Courtney details the journey of three friends from Michigan: Dominic Fredianelli, the creative and artistic leader of the group; Cole Smith, the comedic and lighthearted gun-toting philosopher; and Matt “Bodi” Beaudoin, the hardcore conservative of the group. Courtney steps back and lets the camera roll as we see the soldiers journey, from friends looking to just enlist in the National Guard as a way to earn the quick $20,000 signing bonus, free college tuition and to be all they can be.

The trio feels this can just simply be something to do every month. Once they start National Guard troop training, they quickly change from out of shape partiers to somewhat trained soldiers. This transition is one of the great things about Where Soldiers Come From.

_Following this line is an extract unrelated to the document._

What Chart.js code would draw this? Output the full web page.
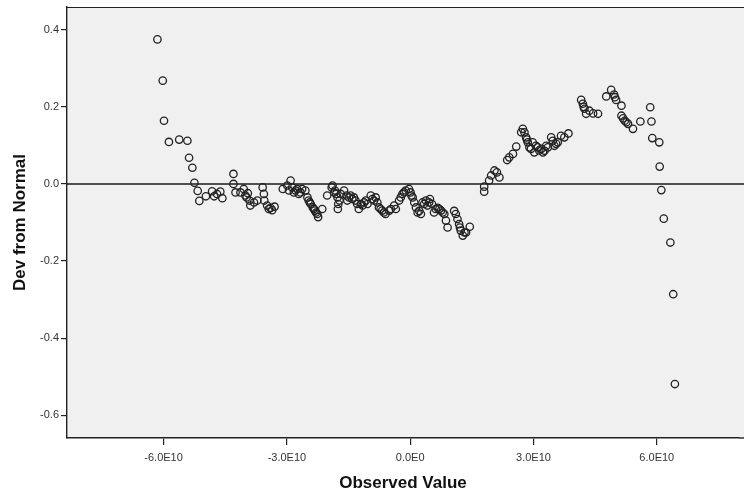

We get to see the reality that comes with their growing up in such a stressful wartime situation.

The group’s thoughts of just being weekend warriors takes a turn for the worst as the friends are deployed and sent to Afghanistan, thrust in the middle of war sweeping for roadside bombs and investigating hostile insurgents. After repeated bombings and attacks on their convoys, the three friends are no longer carefree but have become trained warriors. Just as the group is becoming engrained in the military lifestyle, they return home with the feeling of now what?

The trio falls back into normalcy at home, and this was the best part of the film, as you get to see how tough it is being a soldier in combat and then coming back home to simple everyday life. This is what I saw as the biggest problem with being a soldier: It is a career that you just can’t turn off.

Where Soldiers Come From is told over a four-year time-span in which the friends truly grow up and become adults. As the film progresses, we see that with growing up comes responsibility and fear of many things, including failure, lack of economic prosperity and feeling no purpose in life.

There are many fears that plague most young Americans, but in Courtney’s documentary we see these fears are only magnified when you have been fighting to stay alive in war. Where Soldiers Come From doesn’t deal with an original concept of friends going to fight in war, but it does a persuasive job examining their specific journey, which viewers will enjoy.

Where Soldiers Come From releases in select theaters Oct. 7.